Print
Gluten-Free Pork Dumplings - Steamed and Pan Fried

Gluten-Free Pork Dumplings

Yes. It is possible! Gluten-free dumplings made with rice paper wrappers. So simple, very tasty - enjoy!
Course Dinner
Cuisine Asian
Prep Time 20 minutes
Cook Time 20 minutes
Total Time 40 minutes
Servings 40 - 50 dumplings
Author Erin Brighton

Ingredients

  • 1 lb ground pork
  • 1/4 of a head of Napa cabbage , thinly sliced and chopped
  • 3 green onions , chopped
  • 2 tablespoons Tamari sauce (gluten-free soy sauce)
  • 2 tablespoons sesame oil
  • 1 inch ginger , grated (optional)
  • 1 package rice paper wrappers
  • 1 to 2 tablespoons peanut , sesame, or vegetable oil for frying

Instructions

  1. Combine ground pork, shredded cabbage, green onions, Tamari sauce, sesame oil, and grated ginger in a large bowl. Set aside.
  2. Cut rice paper wrappers in half using kitchen shears and dip one at a time, as needed, into a bowl of very hot water.
  3. Lay the stretchy rice paper wrapper on a flat surface and put about 1 tablespoon of pork filling in the center.
  4. Fold the stretchy rice paper wrapper around the pork filling - making sure that the filling is sealed inside and won't come out when you cook the dumpling.
  5. Lay the dumplings on parchment paper on a cookie sheet.
  6. To steam the dumplings - put a veggie steamer in a large pot, add about 2 inches of water and heat to a low boil.
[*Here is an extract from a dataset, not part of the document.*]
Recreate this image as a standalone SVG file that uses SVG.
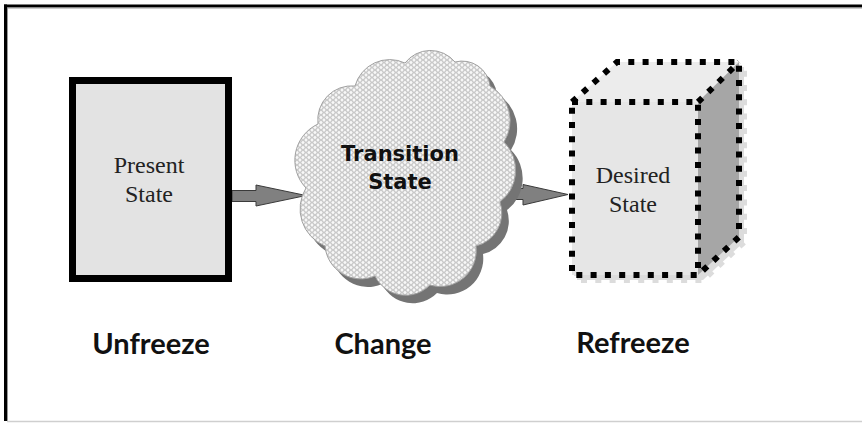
<svg xmlns="http://www.w3.org/2000/svg" width="862" height="423" viewBox="0 0 862 423">
  <style>
    .serif { font-family: "Liberation Serif", "Times New Roman", serif; font-size: 24px; fill: #222; text-anchor: middle; }
    .cloudtxt { font-family: "DejaVu Sans", Verdana, sans-serif; font-weight: bold; font-size: 21px; fill: #111; text-anchor: middle; }
    .stage { font-family: Lato, "Open Sans", sans-serif; font-weight: bold; font-size: 29px; fill: #111; text-anchor: middle; }
    .arrow { fill: #808080; stroke: #3a3a3a; stroke-width: 1; stroke-linejoin: miter; }
    .dots { fill: none; stroke: #000; stroke-width: 6; stroke-dasharray: 6 8.3; stroke-linecap: butt; }
  </style>
  <defs>
    <!-- small-circle lattice used as the cloud texture -->
    <pattern id="lattice" width="6" height="5" patternUnits="userSpaceOnUse">
      <rect width="6" height="5" fill="#f8f8f8"/>
      <circle cx="0" cy="0" r="2.3" fill="none" stroke="#bdbdbd" stroke-width="0.7"/>
      <circle cx="6" cy="0" r="2.3" fill="none" stroke="#bdbdbd" stroke-width="0.7"/>
      <circle cx="0" cy="5" r="2.3" fill="none" stroke="#bdbdbd" stroke-width="0.7"/>
      <circle cx="6" cy="5" r="2.3" fill="none" stroke="#bdbdbd" stroke-width="0.7"/>
      <circle cx="3" cy="2.5" r="2.3" fill="none" stroke="#bdbdbd" stroke-width="0.7"/>
    </pattern>
    <path id="cloudShape" d="M306,188
      A40,40 0 0 1 318,124
      A34,34 0 0 1 355,86
      A36,36 0 0 1 405,63
      A32,32 0 0 1 455,62
      A28,28 0 0 1 490,86
      A40,40 0 0 1 504,142
      A40,40 0 0 1 500,202
      A34,34 0 0 1 476,246
      A36,36 0 0 1 430,285
      A34,34 0 0 1 375,276
      A36,36 0 0 1 325,246
      A40,40 0 0 1 306,188 Z"/>
  </defs>

  <!-- page background and frame -->
  <rect width="862" height="423" fill="#fff"/>
  <line x1="4" y1="6" x2="862" y2="6" stroke="#000" stroke-width="3"/>
  <line x1="8" y1="8" x2="862" y2="8" stroke="#999" stroke-width="1"/>
  <line x1="5.5" y1="4.5" x2="5.5" y2="421" stroke="#000" stroke-width="3"/>
  <line x1="7.5" y1="8" x2="7.5" y2="421" stroke="#999" stroke-width="1"/>
  <line x1="7" y1="421.5" x2="862" y2="421.5" stroke="#cfcfcf" stroke-width="1.5"/>

  <!-- connectors -->
  <g id="connectors">
    <polygon class="arrow" points="232,190.5 256,190.5 256,185 306,195.5 256,206 256,201.5 232,201.5"/>
    <polygon class="arrow" points="511,188.5 523,188.5 523,184.5 568,194.5 523,205 523,199.5 511,199.5"/>
  </g>

  <!-- present state -->
  <g id="present-state">
    <rect x="72.5" y="80.5" width="156" height="198" fill="#e3e3e3" stroke="#000" stroke-width="7"/>
    <text class="serif" x="149" y="173">Present</text>
    <text class="serif" x="149" y="202">State</text>
  </g>

  <!-- transition state cloud -->
  <g id="transition-state">
    <use href="#cloudShape" transform="translate(7,8)" fill="#747474"/>
    <use href="#cloudShape" fill="url(#lattice)" stroke="#a0a0a0" stroke-width="1"/>
    <text class="cloudtxt" x="400" y="161">Transition</text>
    <text class="cloudtxt" x="400" y="189">State</text>
  </g>

  <!-- desired state cube -->
  <g id="desired-state">
    <g transform="translate(5,5)">
      <polygon points="572,102 617,62 739,62 739,237 698,275 572,275" fill="#dcdcdc"/>
      <polygon points="572,102 617,62 739,62 739,237 698,275 572,275" fill="none" stroke="#dcdcdc" stroke-width="6" stroke-dasharray="6 8.3"/>
    </g>
    <polygon points="572,102 617,62 739,62 698,102" fill="#ececec"/>
    <polygon points="698,102 739,62 739,237 698,275" fill="#a6a6a6"/>
    <rect x="572" y="102" width="126" height="173" fill="#e6e6e6"/>
    <path class="dots" d="M572,102 L617,62 L739,62 L739,237 L698,275"/>
    <path class="dots" d="M698,102 L739,62"/>
    <rect class="dots" x="572" y="102" width="126" height="173"/>
    <text class="serif" x="633" y="183">Desired</text>
    <text class="serif" x="633" y="212">State</text>
  </g>

  <!-- stage labels -->
  <g id="stage-labels">
    <text class="stage" x="151" y="354">Unfreeze</text>
    <text class="stage" x="383" y="354">Change</text>
    <text class="stage" x="633" y="353">Refreeze</text>
  </g>
</svg>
Spray the veggie steamer before adding the dumplings. Steam the dumplings for about 15 to 20 minutes.
  7. To pan fry the dumplings, heat about 1 to 2 tablespoons of oil - vegetable, peanut or sesame oil - in a heavy bottomed pan. Add the dumplings - seam side up - and cook for about 2 to 3 minutes until the bottom browns. Carefully add about 1/2 cup of water and quickly put the cover on the pan. Let the dumplings finish cooking by steaming them for about 6 or 7 minutes until almost all the water has cooked off. Remove the dumplings from the pan and place them on a couple of sheets of paper towels to absorb any excess oil.
  8. To freeze the dumplings - before cooking, lay the dumplings on parchment paper on a cookie sheet and refrigerate until firm. Keep the dumplings on the parchment paper and place in layers in a large gallon-size freezer bag. Store flat in the freezer.